İtiraza ilişkin 394 üncü maddenin üçüncü ve dördüncü fıkrası, kıyas yoluyla uygulanır” düzenlemesi bulunmakta, maddede kanun yoluna başvuru imkanını düzenleyen 394. maddenin beşinci fıkrasına atıf yapılmadığı görülmektedir. Hal ve şartların değişmesi nedeni ile verilen kararlar hukukî bir değerlendirmeden daha çok, maddî şartlarla yakından ilgili, nispeten sübjektif ve doğrudan mahkemenin takdirine bağlı kararlar olduğundan ve her değişiklikten sonra verilen kararlara karşı kanun yoluna başvurulması halinde, kanun yolundan beklenilen amaçtan uzaklaşılması sonucunu doğuracağından, bu kararlara karşı kanun yolunun kapalı olması öngörülmüştür.
Dolayısıyla yasanın gerekçesinde açıklandığı ve Yargıtay uygulamalarında da benimsendiği üzere, HMK’nun 396.maddesinde ve HMK’nun 394.maddesinin 3 ve 4.fıkrasına atıf yapılırken kanun yoluna başvuruya ilişkin 5.maddeye atıf yapılmamıştır. Gerek Yargıtay gerekse doktrin tarafından benimsendiği üzere kanun koyucunun bu tercihinin bilinçli bir tercih olduğu, yinelenen tedbir taleplerine karşı durum ve koşulların değişip değişmediği, yargılama aşamasındaki delil durumunu en iyi davaya bakan hakimin değerlendireceği gözetilerek tedbir talebinin reddinin kanun yoluna başvurulmaksızın kesinleşmesi veya kanun yoluna başvuru üzerine bu talebin reddi halinde yenilenen tedbir taleplerine karşı kanun yoluna başvurmanın mümkün olmadığı, madde gerekçesinde bu hususun açıklandığı gözetilerek, dava konusu uyuşmazlık bakımından da Mahkemece takibin durdurulmasına yönelik ihitiyati tedbir kararının reddine dair kararın istinaf incelemesi sonucunda Dairemizin 17/02/2023 tarih 2023/119 E. 2023/149 K. Sayılı kararı ile esastan reddine karar verildiği anlaşıldığından HMK’nun 396 ve 346.maddesi gereğince istinaf kanun yoluna başvurulması mümkün olmadığından istinaf isteminin usulden reddine karar vermek gerekmiştir.
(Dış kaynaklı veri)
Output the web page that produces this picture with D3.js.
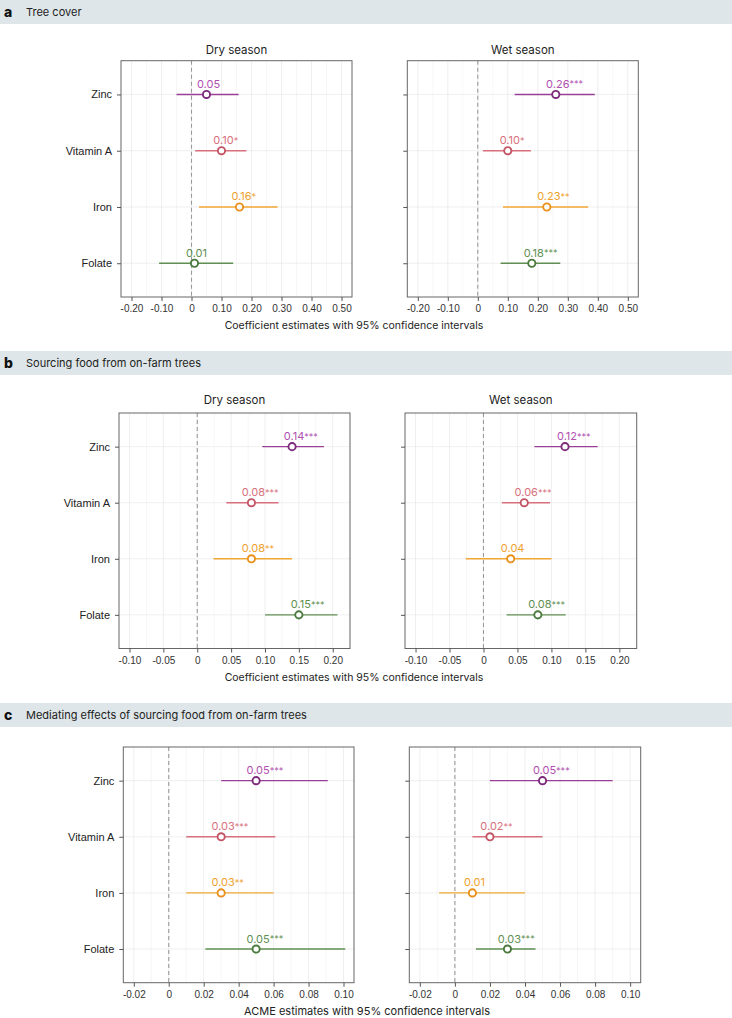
<!DOCTYPE html>
<html><head><meta charset="utf-8">
<script src="https://cdn.jsdelivr.net/npm/d3@7"></script>
<style>
body{margin:0;background:#fff}
svg{display:block;font-family:Inter,"Noto Sans",sans-serif}
</style>
</head><body>
<svg id="chart" width="732" height="1018"></svg>
<script>
// ---------- DATA ----------
const nutrients = ["Zinc", "Vitamin A", "Iron", "Folate"];
const seasons = ["Dry season", "Wet season"];
const panelLetters = ["a", "b", "c"];
const panelTitles = ["Tree cover", "Sourcing food from on-farm trees", "Mediating effects of sourcing food from on-farm trees"];
const axisTitles = ["Coefficient estimates with 95% confidence intervals", "Coefficient estimates with 95% confidence intervals", "ACME estimates with 95% confidence intervals"];

// Panel a: tree cover
const treeDryEst = [0.05, 0.10, 0.16, 0.01];
const treeDryLo  = [-0.050, 0.012, 0.025, -0.108];
const treeDryHi  = [0.157, 0.183, 0.287, 0.139];
const treeDrySig = ["", "*", "*", ""];
const treeWetEst = [0.26, 0.10, 0.23, 0.18];
const treeWetLo  = [0.123, 0.017, 0.084, 0.076];
const treeWetHi  = [0.390, 0.177, 0.368, 0.275];
const treeWetSig = ["***", "*", "**", "***"];

// Panel b: sourcing food from on-farm trees
const srcDryEst = [0.14, 0.08, 0.08, 0.15];
const srcDryLo  = [0.096, 0.043, 0.024, 0.100];
const srcDryHi  = [0.187, 0.120, 0.140, 0.207];
const srcDrySig = ["***", "***", "**", "***"];
const srcWetEst = [0.12, 0.06, 0.04, 0.08];
const srcWetLo  = [0.075, 0.027, -0.026, 0.034];
const srcWetHi  = [0.168, 0.098, 0.100, 0.121];
const srcWetSig = ["***", "***", "", "***"];

// Panel c: mediating effects (ACME)
const medDryEst = [0.05, 0.03, 0.03, 0.05];
const medDryLo  = [0.030, 0.010, 0.010, 0.021];
const medDryHi  = [0.091, 0.061, 0.060, 0.101];
const medDrySig = ["***", "***", "**", "***"];
const medWetEst = [0.05, 0.02, 0.01, 0.03];
const medWetLo  = [0.020, 0.010, -0.009, 0.012];
const medWetHi  = [0.090, 0.050, 0.040, 0.046];
const medWetSig = ["***", "**", "", "***"];

// Axis ticks
const treeTicks = [-0.2, -0.1, 0, 0.1, 0.2, 0.3, 0.4, 0.5];
const treeTickLabels = ["-0.20", "-0.10", "0", "0.10", "0.20", "0.30", "0.40", "0.50"];
const srcTicks = [-0.1, -0.05, 0, 0.05, 0.1, 0.15, 0.2];
const srcTickLabels = ["-0.10", "-0.05", "0", "0.05", "0.10", "0.15", "0.20"];
const medTicks = [-0.02, 0, 0.02, 0.04, 0.06, 0.08, 0.1];
const medTickLabels = ["-0.02", "0", "0.02", "0.04", "0.06", "0.08", "0.10"];
const treeLimits = [-0.2, 0.5];
const srcLimits = [-0.1, 0.21];
const medLimits = [-0.02, 0.1];

// ---------- STYLE / LAYOUT ----------
const lineColor   = {"Zinc": "#9a3f98", "Vitamin A": "#d8707d", "Iron": "#f2a734", "Folate": "#5f8f52"};
const strokeColor = {"Zinc": "#7c2c7a", "Vitamin A": "#c45565", "Iron": "#ea901c", "Folate": "#4a7a3d"};
const textColor   = {"Zinc": "#b050b0", "Vitamin A": "#d9707e", "Iron": "#efa12c", "Folate": "#5f8f52"};

const svg = d3.select("#chart");

function build(est, lo, hi, sig) {
  return nutrients.map((n, i) => ({n, est: est[i], lo: lo[i], hi: hi[i], sig: sig[i]}));
}

const panels = [
  {band: [0, 24], facetTitleY: 53.5, top: 60.7, bottom: 297, xs: [[121, 352], [407.3, 638.3]],
   limits: treeLimits, ticks: treeTicks, labels: treeTickLabels, titleX: 354, titleSize: 10.5,
   data: [build(treeDryEst, treeDryLo, treeDryHi, treeDrySig), build(treeWetEst, treeWetLo, treeWetHi, treeWetSig)], facetTitles: true},
  {band: [351, 375], facetTitleY: 404, top: 413, bottom: 648.5, xs: [[119, 350], [405, 636.7]],
   limits: srcLimits, ticks: srcTicks, labels: srcTickLabels, titleX: 354, titleSize: 10.5,
   data: [build(srcDryEst, srcDryLo, srcDryHi, srcDrySig), build(srcWetEst, srcWetLo, srcWetHi, srcWetSig)], facetTitles: true},
  {band: [703, 727], facetTitleY: null, top: 747, bottom: 982.7, xs: [[123.3, 354], [409.3, 640.7]],
   limits: medLimits, ticks: medTicks, labels: medTickLabels, titleX: 367, titleSize: 11,
   data: [build(medDryEst, medDryLo, medDryHi, medDrySig), build(medWetEst, medWetLo, medWetHi, medWetSig)], facetTitles: false}
];

panels.forEach((p, pi) => {
  // header band
  svg.append("rect").attr("x", 0).attr("y", p.band[0]).attr("width", 732).attr("height", p.band[1] - p.band[0])
     .attr("fill", "#dfe6e9");
  svg.append("text").attr("x", 4).attr("y", (p.band[0] + p.band[1]) / 2 + 5)
     .attr("font-size", 14).attr("font-weight", 800).attr("fill", "#111").text(panelLetters[pi]);
  svg.append("text").attr("x", 26).attr("y", (p.band[0] + p.band[1]) / 2 + 4)
     .attr("font-size", 11).attr("fill", "#222").text(panelTitles[pi]);

  const span = p.limits[1] - p.limits[0];
  const dom = [p.limits[0] - 0.05 * span, p.limits[1] + 0.05 * span];
  const y = d3.scalePoint().domain(nutrients).range([p.top, p.bottom]).padding(0.6);

  p.xs.forEach((xr, fi) => {
    const x = d3.scaleLinear().domain(dom).range(xr);
    const g = svg.append("g");
    const clip = "clip" + pi + fi;
    svg.append("clipPath").attr("id", clip).append("rect")
       .attr("x", xr[0]).attr("y", p.top).attr("width", xr[1] - xr[0]).attr("height", p.bottom - p.top);
    const gg = g.append("g").attr("clip-path", `url(#${clip})`);

    // minor grid
    const minor = [];
    for (let i = 0; i < p.ticks.length - 1; i++) minor.push((p.ticks[i] + p.ticks[i + 1]) / 2);
    const step = p.ticks[1] - p.ticks[0];
    minor.push(p.ticks[0] - step / 2, p.ticks[p.ticks.length - 1] + step / 2);
    gg.selectAll(".mg").data(minor).join("line")
      .attr("x1", d => x(d)).attr("x2", d => x(d)).attr("y1", p.top).attr("y2", p.bottom)
      .attr("stroke", "#f0f0f0").attr("stroke-width", 0.6);
    gg.selectAll(".Mg").data(p.ticks).join("line")
      .attr("x1", d => x(d)).attr("x2", d => x(d)).attr("y1", p.top).attr("y2", p.bottom)
      .attr("stroke", "#e8e8e8").attr("stroke-width", 0.7);
    gg.selectAll(".hg").data(nutrients).join("line")
      .attr("x1", xr[0]).attr("x2", xr[1]).attr("y1", d => y(d)).attr("y2", d => y(d))
      .attr("stroke", "#e8e8e8").attr("stroke-width", 0.7);
    // zero line
    gg.append("line").attr("x1", x(0)).attr("x2", x(0)).attr("y1", p.top).attr("y2", p.bottom)
      .attr("stroke", "#999").attr("stroke-width", 1.1).attr("stroke-dasharray", "4,3");

    const d = p.data[fi];
    gg.selectAll(".ci").data(d).join("line")
      .attr("x1", r => x(r.lo)).attr("x2", r => x(r.hi)).attr("y1", r => y(r.n)).attr("y2", r => y(r.n))
      .attr("stroke", r => lineColor[r.n]).attr("stroke-width", 1.4);
    gg.selectAll(".pt").data(d).join("circle")
      .attr("cx", r => x(r.est)).attr("cy", r => y(r.n)).attr("r", 3.6)
      .attr("fill", "#fff").attr("stroke", r => strokeColor[r.n]).attr("stroke-width", 1.9);

    d.forEach(r => {
      const t = g.append("text").attr("y", y(r.n) - 6.5).attr("font-size", 11)
                 .attr("fill", textColor[r.n]).attr("text-anchor", "start");
      t.append("tspan").text(d3.format(".2f")(r.est));
      const w = t.node().getComputedTextLength();
      t.attr("x", x(r.est) - w / 2 + 2);
      if (r.sig) t.append("tspan").attr("font-size", 9).attr("dy", -0.5).text(r.sig);
    });

    // frame
    g.append("rect").attr("x", xr[0]).attr("y", p.top).attr("width", xr[1] - xr[0]).attr("height", p.bottom - p.top)
     .attr("fill", "none").attr("stroke", "#666").attr("stroke-width", 1);

    // x axis
    const xa = g.append("g").attr("transform", `translate(0,${p.bottom})`)
      .call(d3.axisBottom(x).tickValues(p.ticks).tickFormat((v, i) => p.labels[i]).tickSize(4).tickPadding(4));
    xa.select(".domain").remove();
    xa.selectAll("line").attr("stroke", "#555");
    xa.selectAll("text").attr("font-size", 10).attr("fill", "#333").attr("font-family", null);

    // y axis
    const ya = g.append("g").attr("transform", `translate(${xr[0]},0)`)
      .call(d3.axisLeft(y).tickSize(4).tickPadding(5).tickFormat(fi === 0 ? (v => v) : (() => "")));
    ya.select(".domain").remove();
    ya.selectAll("line").attr("stroke", "#555");
    ya.selectAll("text").attr("font-size", 11).attr("fill", "#222").attr("font-family", null);

    if (p.facetTitles) {
      g.append("text").attr("x", (xr[0] + xr[1]) / 2).attr("y", p.facetTitleY).attr("text-anchor", "middle")
       .attr("font-size", 11.5).attr("fill", "#222").text(seasons[fi]);
    }
  });

  svg.append("text").attr("x", p.titleX).attr("y", p.bottom + 32).attr("text-anchor", "middle")
     .attr("font-size", p.titleSize).attr("fill", "#222").text(axisTitles[pi]);
});
</script>
</body></html>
HÜKÜM :Gerekçesi yukarıda açıklandığı üzere;
1-İhtiyati tedbir talep eden asıl ve birleşen dosya davacı vekilinin istinaf başvurusunun Hukuk Muhakemeleri Kanunu’nun 352.maddesi gereğince USULDEN REDDİNE,
2-İstinafa başvuran tarafından yatırılan istinaf karar ve ilam harcının talep halinde yatırana İADESİNE,
3-İhtiyati tedbir talep eden asıl ve birleşen dosya davacı tarafından yapılan istinaf yargılama giderlerinin kendi üzerinde bırakılmasına,
4-HMK’nin 333.maddesi gereğince gider avansından kalanının karar kesinleştiğinde yatırana iadesine,
5-Kararın tebliğinin ilk derece mahkmesince yapılmasına,
Dosya üzerinden yapılan inceleme sonunda HMK’nun 362/1.(f)maddesi gereğince kesin olmak üzere 15/05/2023 tarihinde oybirliği ile karar verildi.

Başkan…
e-imzalıdır

Üye…
e-imzalıdır

Üye…
e-imzalıdır

Katip…
e-imzalıdır

NOT: BU BELGE ELEKTRONİK İMZA İLE İMZALANMIŞ OLUP, AYRICA FİZİKİ OLARAK İMZALANMAYACAKTIR.
“5070 sayılı Kanun m. 5 ve 6098 sayılı TBK m. 15. uyarınca elektronik imza ile oluşturulan belgeler elle atılan fiziki imza ile aynı sonucu doğurur.”